_SET EXERCISE:_
Below are some records. Pull every line that contains the word "this".
====== SUPPLIED DATA ======
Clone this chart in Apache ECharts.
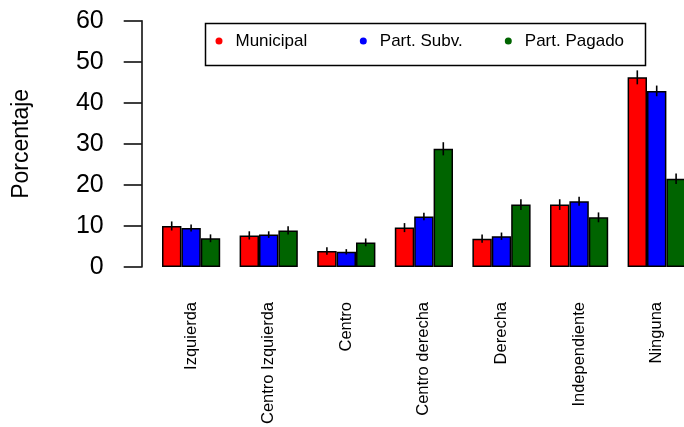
<!DOCTYPE html>
<html>
<head>
<meta charset="utf-8">
<script src="https://cdn.jsdelivr.net/npm/echarts@6/dist/echarts.min.js"></script>
<style>
  html, body { margin: 0; padding: 0; background: #fff; overflow: hidden; }
  /* wider than the window: the last bar is cut off at the right edge, as in the original */
  #chart { width: 700px; height: 427px; }
</style>
</head>
<body>
<div id="chart"></div>
<script>
// categories and values (percent)
var categories = ['Izquierda', 'Centro Izquierda', 'Centro', 'Centro derecha', 'Derecha', 'Independiente', 'Ninguna'];
var municipal = [10.0, 7.7, 3.9, 9.6, 6.9, 15.2, 46.2];
var partSubv = [9.5, 7.9, 3.7, 12.3, 7.5, 16.0, 42.9];
var partPagado = [7.0, 8.9, 6.0, 28.8, 15.2, 12.1, 21.5];
// half-length of the error bars
var errMunicipal = [1.1, 1.0, 0.9, 1.1, 1.0, 1.3, 1.7];
var errSubv = [0.85, 0.8, 0.65, 0.9, 0.9, 1.1, 1.3];
var errPagado = [0.95, 1.0, 0.95, 1.6, 1.3, 1.2, 1.3];
var yTicks = [0, 10, 20, 30, 40, 50, 60];

var FONT = 'Liberation Sans, Arial, Helvetica, sans-serif';
var names = ['Municipal', 'Part. Subv.', 'Part. Pagado'];
var colors = ['#ff0000', '#0000ff', '#006400'];
var legendLeft = [215.5, 359.8, 504.8];

function errData(vals, errs) {
  return vals.map(function (v, i) { return [i, v, errs[i]]; });
}
// draws one vertical error line, shifted to sit on its bar inside the group
function errRenderer(shift) {
  return function (params, api) {
    var idx = api.value(0), v = api.value(1), e = api.value(2);
    var c = api.coord([idx, v]);
    var band = api.size([1, 0])[0];
    var x = c[0] + shift * band * 0.25;
    var hi = api.coord([idx, v + e]);
    var lo = api.coord([idx, v - e]);
    return {
      type: 'line',
      shape: { x1: x, y1: hi[1], x2: x, y2: lo[1] },
      style: { stroke: '#000', lineWidth: 1.6 }
    };
  };
}

var chart = echarts.init(document.getElementById('chart'));
var barStyle = function (i) {
  return { color: colors[i], borderColor: '#000', borderWidth: 1.5 };
};

// one legend per entry so each sits where the original puts it
var legends = names.map(function (n, i) {
  return {
    data: [n],
    left: legendLeft[i], top: 32.5,
    padding: 0,
    icon: 'circle',
    itemWidth: 7, itemHeight: 7,
    itemStyle: { color: colors[i], borderWidth: 0 },
    textStyle: { fontFamily: FONT, fontSize: 17, color: '#000', padding: [0, 0, 0, 8] }
  };
});

chart.setOption({
  animation: false,
  textStyle: { fontFamily: FONT },
  grid: { left: 152.3, top: 20.7, width: 543.2, height: 247 },
  graphic: [{
    type: 'rect', left: 203, top: 21, z: 10,
    shape: { width: 440, height: 42 },
    style: { fill: 'none', stroke: '#000', lineWidth: 1.5 }
  }],
  legend: legends,
  xAxis: {
    type: 'category',
    data: categories,
    axisLine: { show: false },
    axisTick: { show: false },
    axisLabel: { rotate: 90, margin: 35, fontSize: 16.5, color: '#000', fontFamily: FONT, interval: 0 }
  },
  yAxis: {
    type: 'value',
    min: yTicks[0], max: yTicks[yTicks.length - 1], interval: 10,
    offset: 10.6,
    name: 'Porcentaje',
    nameLocation: 'middle',
    nameRotate: 90,
    nameGap: 109,
    nameTextStyle: { fontSize: 23, color: '#000', fontFamily: FONT },
    axisLine: { show: true, lineStyle: { color: '#000', width: 1.5 } },
    axisTick: { show: true, length: 18, lineStyle: { color: '#000', width: 1.5 } },
    axisLabel: { fontSize: 25, color: '#000', margin: 38, fontFamily: FONT },
    splitLine: { show: false }
  },
  series: [
    { name: names[0], type: 'bar', data: municipal, barGap: '0%', barCategoryGap: '25%', itemStyle: barStyle(0) },
    { name: names[1], type: 'bar', data: partSubv, barGap: '0%', barCategoryGap: '25%', itemStyle: barStyle(1) },
    { name: names[2], type: 'bar', data: partPagado, barGap: '0%', barCategoryGap: '25%', itemStyle: barStyle(2) },
    { name: 'errM', type: 'custom', renderItem: errRenderer(-1), data: errData(municipal, errMunicipal), encode: { x: 0, y: 1 }, z: 5 },
    { name: 'errS', type: 'custom', renderItem: errRenderer(0), data: errData(partSubv, errSubv), encode: { x: 0, y: 1 }, z: 5 },
    { name: 'errP', type: 'custom', renderItem: errRenderer(1), data: errData(partPagado, errPagado), encode: { x: 0, y: 1 }, z: 5 }
  ]
});
</script>
</body>
</html>
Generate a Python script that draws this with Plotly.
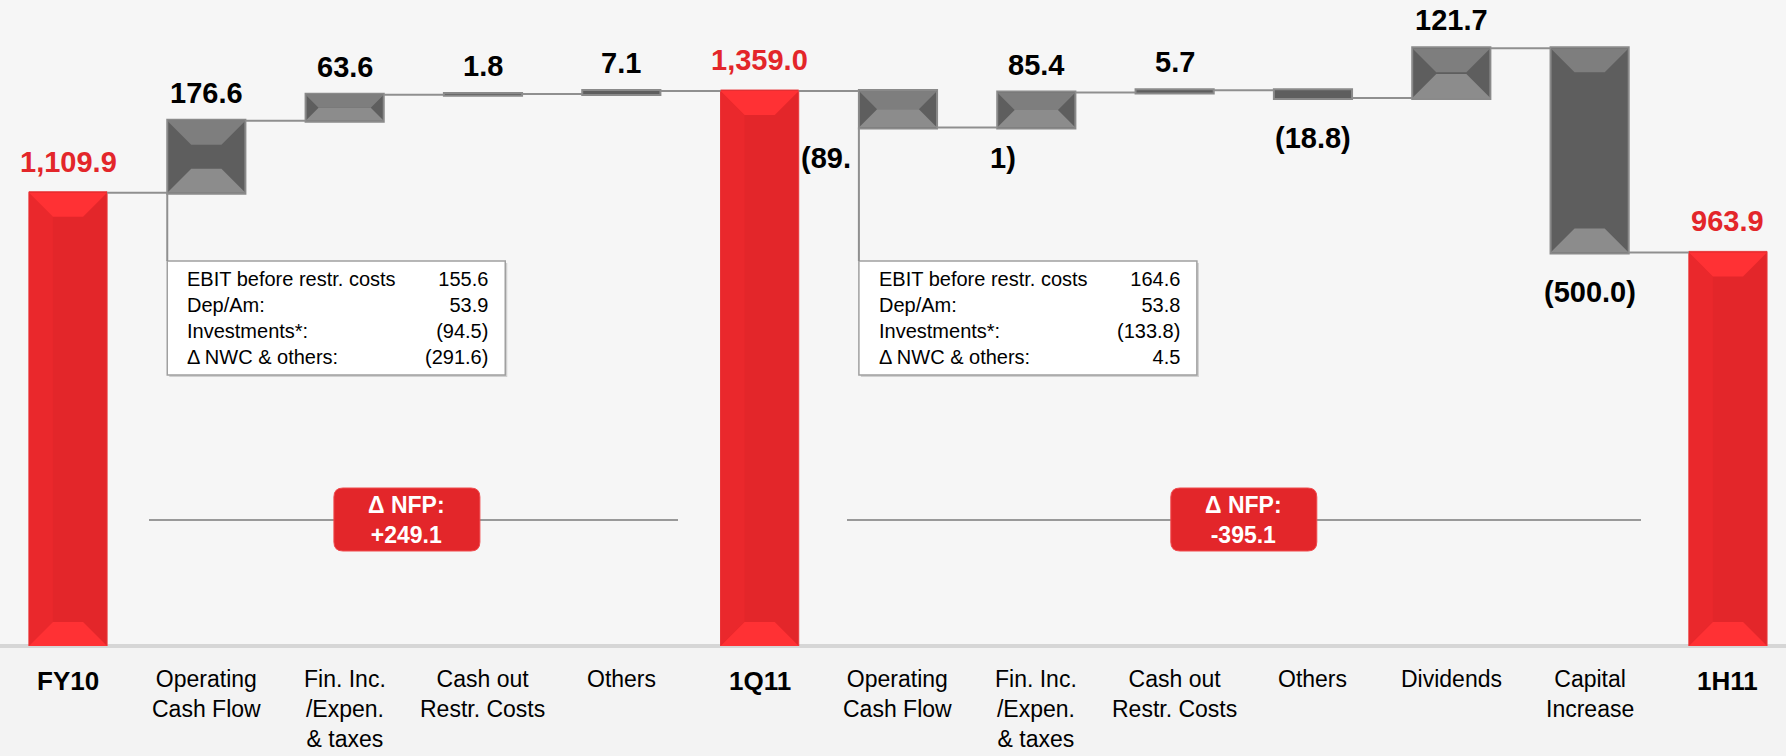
import plotly.graph_objects as go

# ---------------- data ----------------
categories = ["FY10", "Operating<br>Cash Flow", "Fin. Inc.<br>/Expen.<br>& taxes",
              "Cash out<br>Restr. Costs", "Others", "1Q11", "Operating<br>Cash Flow",
              "Fin. Inc.<br>/Expen.<br>& taxes", "Cash out<br>Restr. Costs", "Others",
              "Dividends", "Capital<br>Increase", "1H11"]
values = [1109.9, 176.6, 63.6, 1.8, 7.1, 1359.0, -89.1, 85.4, 5.7, -18.8, 121.7, -500.0, 963.9]
measures = ["absolute", "relative", "relative", "relative", "relative", "total",
            "relative", "relative", "relative", "relative", "relative", "relative", "total"]

box_labels = ["EBIT before restr. costs", "Dep/Am:", "Investments*:", "\u0394 NWC & others:"]
box1_values = [155.6, 53.9, -94.5, -291.6]
box2_values = [164.6, 53.8, -133.8, 4.5]
nfp_values = [249.1, -395.1]

# ---------------- geometry / style ----------------
W, H = 1786, 756
PLOT_H = 646           # plot area height in px (margin b = 110)
YMAX = 1582.0
X0_PX, PX_X = 68.0, 138.33
XMIN = -X0_PX / PX_X
XMAX = (W - X0_PX) / PX_X
PX_Y = PLOT_H / YMAX
BAR_W = 0.565
RED = "#e3262a"
GREY = "#5e5e5e"
FONT = "Liberation Sans, Arial, sans-serif"


def xd(px):
    return (px - X0_PX) / PX_X


def yp(py):
    return (PLOT_H - py) / PLOT_H


def fmt(v, thousands=False):
    s = f"{abs(v):,.1f}" if thousands else f"{abs(v):.1f}"
    return f"({s})" if v < 0 else s


xs = list(range(len(categories)))

# levels
bottoms, tops = [], []
run = 0.0
for v, m in zip(values, measures):
    if m == "absolute":
        run = v
        b, t = 0.0, v
    elif m == "total":
        b, t = 0.0, run
    else:
        b, t = min(run, run + v), max(run, run + v)
        run += v
    bottoms.append(b)
    tops.append(t)

fig = go.Figure()
fig.add_trace(go.Waterfall(
    x=xs, y=values, measure=measures, width=[BAR_W] * len(xs),
    increasing=dict(marker=dict(color=GREY, line=dict(color="#8a8a8a", width=2))),
    decreasing=dict(marker=dict(color=GREY, line=dict(color="#8a8a8a", width=2))),
    totals=dict(marker=dict(color=RED, line=dict(color="#e8383b", width=1))),
    connector=dict(mode="between", line=dict(color="#8f8f8f", width=2)),
    hoverinfo="skip", showlegend=False,
))

shapes = []

# floor shadow line
shapes.append(dict(type="line", xref="paper", yref="paper", x0=0, x1=1, y0=0, y1=0,
                   line=dict(color="#d6d6d6", width=4), layer="below"))

# bevel effect on bars
for i, (b, t, m) in enumerate(zip(bottoms, tops, measures)):
    hpx = (t - b) * PX_Y
    if hpx < 8:
        continue
    d = min(24.0, hpx / 2.0, BAR_W * PX_X / 2.0)
    dx, dy = d / PX_X, d / PX_Y
    xl, xr = i - BAR_W / 2, i + BAR_W / 2
    if m == "relative":
        ctop, cbot = "#7e7e7e", "#8c8c8c"
        cside = None
    else:
        ctop, cbot, cside = "#ff3134", "#ff3134", "#ea282c"
    top_path = f"M{xl},{t} L{xr},{t} L{xr-dx},{t-dy} L{xl+dx},{t-dy} Z"
    bot_path = f"M{xl},{b} L{xr},{b} L{xr-dx},{b+dy} L{xl+dx},{b+dy} Z"
    if cside:
        left_path = f"M{xl},{b} L{xl},{t} L{xl+dx},{t-dy} L{xl+dx},{b+dy} Z"
        shapes.append(dict(type="path", path=left_path, xref="x", yref="y",
                           fillcolor=cside, line=dict(width=0), layer="above"))
    shapes.append(dict(type="path", path=top_path, xref="x", yref="y",
                       fillcolor=ctop, line=dict(width=0), layer="above"))
    shapes.append(dict(type="path", path=bot_path, xref="x", yref="y",
                       fillcolor=cbot, line=dict(width=0), layer="above"))

annotations = []

# value labels
for i, (v, m, b, t) in enumerate(zip(values, measures, bottoms, tops)):
    if m in ("absolute", "total"):
        annotations.append(dict(x=i, y=t, text=f"<b>{fmt(t, True)}</b>", showarrow=False,
                                yshift=31, yanchor="middle",
                                font=dict(family=FONT, size=29, color=RED)))
    elif v >= 0:
        annotations.append(dict(x=i, y=t, text=f"<b>{fmt(v)}</b>", showarrow=False,
                                yshift=28, yanchor="middle",
                                font=dict(family=FONT, size=29, color="#000000")))
    elif i == 6:
        s = fmt(v)
        annotations.append(dict(x=i - BAR_W / 2, y=b, text=f"<b>{s[:-2]}</b>", showarrow=False,
                                xanchor="right", xshift=-6, yshift=-31, yanchor="middle",
                                font=dict(family=FONT, size=29, color="#000000")))
        annotations.append(dict(x=i + 1 - 0.24, y=b, text=f"<b>{s[-2:]}</b>", showarrow=False,
                                yshift=-31, yanchor="middle",
                                font=dict(family=FONT, size=29, color="#000000")))
    else:
        annotations.append(dict(x=i, y=b, text=f"<b>{fmt(v)}</b>", showarrow=False,
                                yshift=-40, yanchor="middle",
                                font=dict(family=FONT, size=29, color="#000000")))

# category labels
for i, (c, m) in enumerate(zip(categories, measures)):
    bold = m in ("absolute", "total")
    annotations.append(dict(x=i, y=0, yref="paper", text=f"<b>{c}</b>" if bold else c,
                            showarrow=False, yanchor="top", yshift=-18,
                            font=dict(family=FONT, size=26 if bold else 23, color="#000000")))

# info boxes
BOX_W_PX = 338
for idx, vals in [(1, box1_values), (6, box2_values)]:
    xl = idx - BAR_W / 2
    xr = xl + BOX_W_PX / PX_X
    ytop, ybot = yp(261), yp(375)
    shapes.append(dict(type="rect", xref="x", yref="paper", x0=xl + 2 / PX_X, x1=xr + 2 / PX_X,
                       y0=ybot - 2 / PLOT_H, y1=ytop - 2 / PLOT_H,
                       fillcolor="#d0d0d0", line=dict(width=0), layer="above"))
    shapes.append(dict(type="rect", xref="x", yref="paper", x0=xl, x1=xr, y0=ybot, y1=ytop,
                       fillcolor="#ffffff", line=dict(color="#a0a0a0", width=1.5), layer="above"))
    # connector from bar bottom to box
    shapes.append(dict(type="line", xref="x", yref="paper", x0=xl, x1=xl,
                       y0=ytop, y1=bottoms[idx] / YMAX,
                       line=dict(color="#8f8f8f", width=2), layer="above"))
    annotations.append(dict(x=xl, y=(ytop + ybot) / 2, yref="paper", xanchor="left", xshift=18,
                            yanchor="middle", align="left", showarrow=False,
                            text="<br>".join(box_labels),
                            font=dict(family=FONT, size=20, color="#000000")))
    annotations.append(dict(x=xr, y=(ytop + ybot) / 2, yref="paper", xanchor="right", xshift=-15,
                            yanchor="middle", align="right", showarrow=False,
                            text="<br>".join(fmt(v) for v in vals),
                            font=dict(family=FONT, size=20, color="#000000")))

# NFP badges
for (cx, lx0, lx1), nv in zip([(2.45, xd(149), xd(678)), (8.5, xd(847), xd(1641))], nfp_values):
    ly = yp(520)
    shapes.append(dict(type="line", xref="x", yref="paper", x0=lx0, x1=lx1, y0=ly, y1=ly,
                       line=dict(color="#999999", width=2), layer="above"))
    hw = 73 / PX_X
    x0, x1 = cx - hw, cx + hw
    y0, y1 = yp(551), yp(488)
    rx, ry = 9 / PX_X, 9 / PLOT_H
    path = (f"M{x0+rx},{y0} L{x1-rx},{y0} Q{x1},{y0} {x1},{y0+ry} L{x1},{y1-ry} "
            f"Q{x1},{y1} {x1-rx},{y1} L{x0+rx},{y1} Q{x0},{y1} {x0},{y1-ry} "
            f"L{x0},{y0+ry} Q{x0},{y0} {x0+rx},{y0} Z")
    shapes.append(dict(type="path", xref="x", yref="paper", path=path,
                       fillcolor=RED, line=dict(color="#f04a4d", width=1), layer="above"))
    sign = "+" if nv > 0 else "-"
    annotations.append(dict(x=cx, y=(y0 + y1) / 2, yref="paper", showarrow=False,
                            yanchor="middle",
                            text=f"<b>\u0394 NFP:<br>{sign}{abs(nv):.1f}</b>",
                            font=dict(family=FONT, size=23, color="#ffffff")))

fig.update_layout(
    width=W, height=H,
    margin=dict(l=0, r=0, t=0, b=H - PLOT_H, pad=0),
    paper_bgcolor="#f3f3f3", plot_bgcolor="#f6f6f6",
    xaxis=dict(range=[XMIN, XMAX], visible=False, fixedrange=True),
    yaxis=dict(range=[0, YMAX], visible=False, fixedrange=True),
    shapes=shapes, annotations=annotations, showlegend=False,
)

fig.write_html("out.html", config={"displayModeBar": False},
               post_script="document.body.style.margin='0';")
======
_TASK RESULT:_
Clone this chart in Apache ECharts.
Generate a Python script that draws this with Plotly.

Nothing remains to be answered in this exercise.